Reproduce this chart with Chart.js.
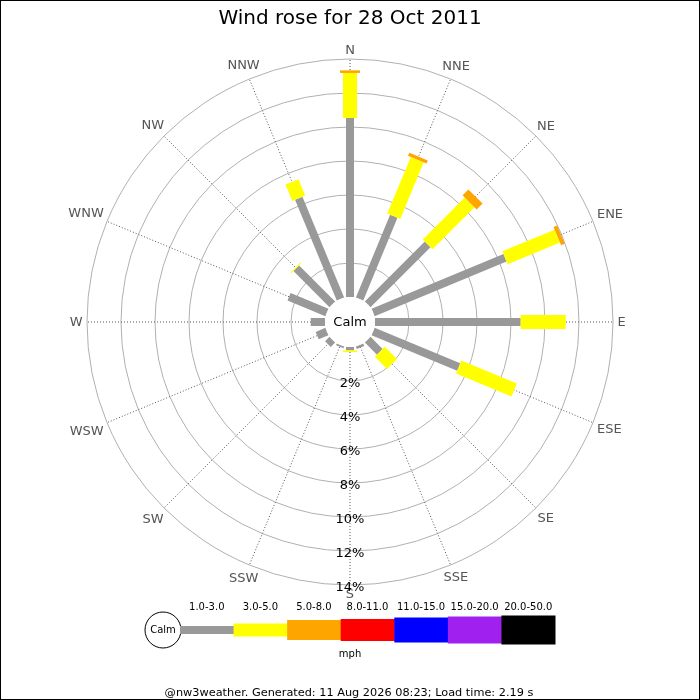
<!DOCTYPE html>
<html>
<head>
<meta charset="utf-8">
<script src="https://cdn.jsdelivr.net/npm/chart.js@4/dist/chart.umd.min.js"></script>
<style>
html,body{margin:0;padding:0;background:#fff;}
#wrap{width:700px;height:700px;position:relative;}
canvas{display:block;}
</style>
</head>
<body>
<div id="wrap"><canvas id="rose" width="700" height="700"></canvas></div>
<script>
// ---- data ----
const directions = ['N','NNE','NE','ENE','E','ESE','SE','SSE','S','SSW','SW','WSW','W','WNW','NW','NNW'];
const speedBands = ['1.0-3.0','3.0-5.0','5.0-8.0','8.0-11.0','11.0-15.0','15.0-20.0','20.0-50.0'];
const bandColors = ['#999999','#ffff00','#ffa500','#ff0000','#0000ff','#a020f0','#000000'];
// percentage of time per direction, per speed band (mph)
const band1to3   = [10.53, 5.26, 4.99, 8.40, 8.57, 5.45, 1.01, 0.15, 0.20, 0.10, 0.37, 0.62, 0.84, 2.41, 3.00, 6.41];
const band3to5   = [ 2.65, 3.61, 3.49, 3.33, 2.65, 3.53, 1.02, 0.00, 0.10, 0.00, 0.00, 0.00, 0.00, 0.00, 0.06, 1.04];
const band5to8   = [ 0.15, 0.19, 0.49, 0.23, 0.00, 0.00, 0.00, 0.00, 0.00, 0.00, 0.00, 0.00, 0.00, 0.00, 0.00, 0.00];
const band8to11  = [ 0, 0, 0, 0, 0, 0, 0, 0, 0, 0, 0, 0, 0, 0, 0, 0];
const band11to15 = [ 0, 0, 0, 0, 0, 0, 0, 0, 0, 0, 0, 0, 0, 0, 0, 0];
const band15to20 = [ 0, 0, 0, 0, 0, 0, 0, 0, 0, 0, 0, 0, 0, 0, 0, 0];
const band20to50 = [ 0, 0, 0, 0, 0, 0, 0, 0, 0, 0, 0, 0, 0, 0, 0, 0];
const tickValues = [2, 4, 6, 8, 10, 12, 14];
const titleText = 'Wind rose for 28 Oct 2011';
const unitText = 'mph';
const calmText = 'Calm';
const footerText = '@nw3weather. Generated: 11 Aug 2026 08:23; Load time: 2.19 s';

// ---- styling ----
const FONT = "'DejaVu Sans', 'Liberation Sans', sans-serif";
const bandWidths = [8, 14, 20, 23, 25, 27, 29];
const legendHeights = [8, 13, 20, 22, 25, 27, 29];
const calmHole = 1.47;   // radial offset of the calm disc, in % units

const bandSeries = [band1to3, band3to5, band5to8, band8to11, band11to15, band15to20, band20to50];

const windBars = {
  id: 'windBars',
  beforeDatasetsDraw(chart) {
    const s = chart.scales.r;
    const ctx = chart.ctx;
    ctx.save();
    ctx.textAlign = 'center';
    ctx.textBaseline = 'middle';
    // compass labels, centred just outside the outer ring
    ctx.font = '13px ' + FONT;
    ctx.fillStyle = '#555555';
    const outer = s.getDistanceFromCenterForValue(s.max);
    s._pointLabels.forEach((lab, i) => {
      const a = s.getIndexAngle(i);
      const w = ctx.measureText(lab).width;
      const ext = Math.abs(Math.sin(a)) * w / 2 + Math.abs(Math.cos(a)) * 4.8;
      const p = s.getPointPosition(i, outer + 4.5 + ext);
      ctx.fillText(lab, p.x, p.y + 0.5);
    });
    // tick labels along the S axis
    ctx.fillStyle = '#000';
    tickValues.forEach(v => {
      const d = s.getDistanceFromCenterForValue(v);
      ctx.fillText(v + '%', s.xCenter, s.yCenter + d + 2.5);
    });
    ctx.restore();
  },
  afterDatasetsDraw(chart) {
    const s = chart.scales.r;
    const ctx = chart.ctx;
    ctx.save();
    ctx.lineCap = 'butt';
    directions.forEach((dir, i) => {
      let cum = 0;
      chart.data.datasets.forEach((ds, b) => {
        const v = ds.data[i];
        if (!v) return;
        const p0 = s.getPointPosition(i, s.getDistanceFromCenterForValue(cum));
        const p1 = s.getPointPosition(i, s.getDistanceFromCenterForValue(cum + v));
        ctx.strokeStyle = bandColors[b];
        ctx.lineWidth = bandWidths[b];
        ctx.beginPath();
        ctx.moveTo(p0.x, p0.y);
        ctx.lineTo(p1.x, p1.y);
        ctx.stroke();
        cum += v;
      });
    });
    // calm disc
    const rc = s.getDistanceFromCenterForValue(0);
    ctx.fillStyle = '#fff';
    ctx.beginPath();
    ctx.arc(s.xCenter, s.yCenter, rc, 0, Math.PI * 2);
    ctx.fill();
    ctx.fillStyle = '#000';
    ctx.font = '13px ' + FONT;
    ctx.textAlign = 'center';
    ctx.textBaseline = 'middle';
    ctx.fillText(calmText, s.xCenter, s.yCenter + 1);
    ctx.restore();
  },
  afterDraw(chart) {
    const ctx = chart.ctx;
    ctx.save();
    // legend
    const ly = 630, lx0 = 180, lx1 = 555;
    const segW = (lx1 - lx0) / speedBands.length;
    ctx.strokeStyle = '#000';
    ctx.lineWidth = 1;
    ctx.fillStyle = '#fff';
    ctx.beginPath();
    ctx.arc(163, ly, 18, 0, Math.PI * 2);
    ctx.fill();
    ctx.stroke();
    ctx.fillStyle = '#000';
    ctx.font = '10px ' + FONT;
    ctx.textAlign = 'center';
    ctx.textBaseline = 'middle';
    ctx.fillText(calmText, 163, ly);
    speedBands.forEach((lab, b) => {
      const x = lx0 + b * segW;
      const h = legendHeights[b];
      ctx.fillStyle = bandColors[b];
      ctx.fillRect(x, ly - h / 2, segW + 0.5, h);
      ctx.fillStyle = '#000';
      ctx.fillText(lab, x + segW / 2, 607);
    });
    ctx.fillText(unitText, 350, 654);
    ctx.font = '11.3px ' + FONT;
    ctx.fillText(footerText, 349, 693);
    // frame
    ctx.strokeStyle = '#000';
    ctx.lineWidth = 2;
    ctx.strokeRect(0, 0, 700, 700);
    ctx.restore();
  }
};

new Chart(document.getElementById('rose'), {
  type: 'radar',
  data: {
    labels: directions,
    datasets: speedBands.map((lab, b) => ({
      label: lab + ' ' + unitText,
      data: bandSeries[b],
      borderWidth: 0,
      borderColor: 'rgba(0,0,0,0)',
      backgroundColor: 'rgba(0,0,0,0)',
      pointRadius: 0,
      pointHoverRadius: 0,
      fill: false
    }))
  },
  options: {
    responsive: false,
    animation: false,
    devicePixelRatio: 1,
    layout: { padding: { top: 0, left: 0, right: 0, bottom: 115 } },
    plugins: {
      legend: { display: false },
      tooltip: { enabled: false },
      title: {
        display: true,
        text: titleText,
        color: '#000',
        font: { family: FONT, size: 20, weight: 'normal' },
        padding: { top: 7, bottom: 28 }
      }
    },
    scales: {
      r: {
        min: -calmHole,
        max: 14,
        ticks: { display: false, stepSize: 2 },
        afterBuildTicks: (scale) => {
          scale.ticks = tickValues.map(v => ({ value: v }));
        },
        grid: { circular: true, color: '#b0b0b0', lineWidth: 1 },
        angleLines: { display: true, color: '#555555', lineWidth: 1, borderDash: [1, 2] },
        pointLabels: { display: false }
      }
    }
  },
  plugins: [windBars]
});
</script>
</body>
</html>
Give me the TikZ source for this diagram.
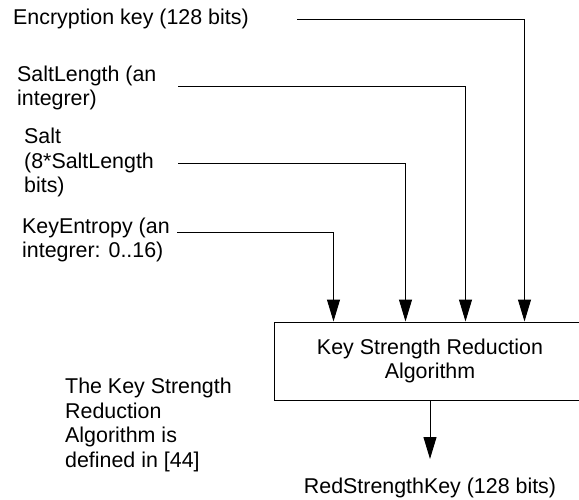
\documentclass[tikz,border=0pt]{standalone}
\usepackage{fontspec}
\setmainfont{Liberation Sans}
\usetikzlibrary{arrows.meta}
\begin{document}
\begin{tikzpicture}[x=1pt,y=-1pt,
  lbl/.style={inner sep=0pt,anchor=west,align=left,font=\fontsize{21.4}{24.5}\selectfont},
  algbox/.style={draw,line width=1pt,inner sep=0pt,minimum width=312pt,minimum height=78pt,align=center,font=\fontsize{21.4}{24}\selectfont},
  arr/.style={line width=1pt,-{Triangle[length=22pt,width=13pt]}},
  plain/.style={line width=1pt}]
\useasboundingbox (0,0) rectangle (579,499);
\node[lbl] (ek) at (13,19) {Encryption key (128 bits)};
\node[lbl] (sl) at (17,88) {SaltLength (an\\integrer)};
\node[lbl] (salt) at (24,162.5) {Salt\\(8*SaltLength\\bits)};
\node[lbl] (ke) at (22,240) {KeyEntropy (an\\integrer: 0..16)};
\node[algbox] (box) at (430,361) {Key Strength Reduction\\Algorithm};
\node[lbl] (note) at (65,425) {The Key Strength\\Reduction\\Algorithm is\\defined in [44]};
\node[lbl,anchor=center] (out) at (430,488) {RedStrengthKey (128 bits)};
\coordinate (l1) at (297,19);
\coordinate (l2) at (178,86);
\coordinate (l3) at (178,163);
\coordinate (l4) at (177,232);
\path (box.north west) ++(251,0) coordinate (t1);
\path (box.north west) ++(192,0) coordinate (t2);
\path (box.north west) ++(132,0) coordinate (t3);
\path (box.north west) ++(60,0) coordinate (t4);
\coordinate (outtip) at (430,459);
\draw[arr] (l1) -| (t1);
\draw[arr] (l2) -| (t2);
\draw[arr] (l3) -| (t3);
\draw[arr] (l4) -| (t4);
\draw[arr] (box.south) -- (outtip);
\end{tikzpicture}
\end{document}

* [Written exercise] Up to and including the line that contains "band11to15, band15to20, band20to50];", print the records above exactly from their first line, without any pictures.

* [Solution to the exercise]
Reproduce this chart with Chart.js.
<!DOCTYPE html>
<html>
<head>
<meta charset="utf-8">
<script src="https://cdn.jsdelivr.net/npm/chart.js@4/dist/chart.umd.min.js"></script>
<style>
html,body{margin:0;padding:0;background:#fff;}
#wrap{width:700px;height:700px;position:relative;}
canvas{display:block;}
</style>
</head>
<body>
<div id="wrap"><canvas id="rose" width="700" height="700"></canvas></div>
<script>
// ---- data ----
const directions = ['N','NNE','NE','ENE','E','ESE','SE','SSE','S','SSW','SW','WSW','W','WNW','NW','NNW'];
const speedBands = ['1.0-3.0','3.0-5.0','5.0-8.0','8.0-11.0','11.0-15.0','15.0-20.0','20.0-50.0'];
const bandColors = ['#999999','#ffff00','#ffa500','#ff0000','#0000ff','#a020f0','#000000'];
// percentage of time per direction, per speed band (mph)
const band1to3   = [10.53, 5.26, 4.99, 8.40, 8.57, 5.45, 1.01, 0.15, 0.20, 0.10, 0.37, 0.62, 0.84, 2.41, 3.00, 6.41];
const band3to5   = [ 2.65, 3.61, 3.49, 3.33, 2.65, 3.53, 1.02, 0.00, 0.10, 0.00, 0.00, 0.00, 0.00, 0.00, 0.06, 1.04];
const band5to8   = [ 0.15, 0.19, 0.49, 0.23, 0.00, 0.00, 0.00, 0.00, 0.00, 0.00, 0.00, 0.00, 0.00, 0.00, 0.00, 0.00];
const band8to11  = [ 0, 0, 0, 0, 0, 0, 0, 0, 0, 0, 0, 0, 0, 0, 0, 0];
const band11to15 = [ 0, 0, 0, 0, 0, 0, 0, 0, 0, 0, 0, 0, 0, 0, 0, 0];
const band15to20 = [ 0, 0, 0, 0, 0, 0, 0, 0, 0, 0, 0, 0, 0, 0, 0, 0];
const band20to50 = [ 0, 0, 0, 0, 0, 0, 0, 0, 0, 0, 0, 0, 0, 0, 0, 0];
const tickValues = [2, 4, 6, 8, 10, 12, 14];
const titleText = 'Wind rose for 28 Oct 2011';
const unitText = 'mph';
const calmText = 'Calm';
const footerText = '@nw3weather. Generated: 11 Aug 2026 08:23; Load time: 2.19 s';

// ---- styling ----
const FONT = "'DejaVu Sans', 'Liberation Sans', sans-serif";
const bandWidths = [8, 14, 20, 23, 25, 27, 29];
const legendHeights = [8, 13, 20, 22, 25, 27, 29];
const calmHole = 1.47;   // radial offset of the calm disc, in % units

const bandSeries = [band1to3, band3to5, band5to8, band8to11, band11to15, band15to20, band20to50];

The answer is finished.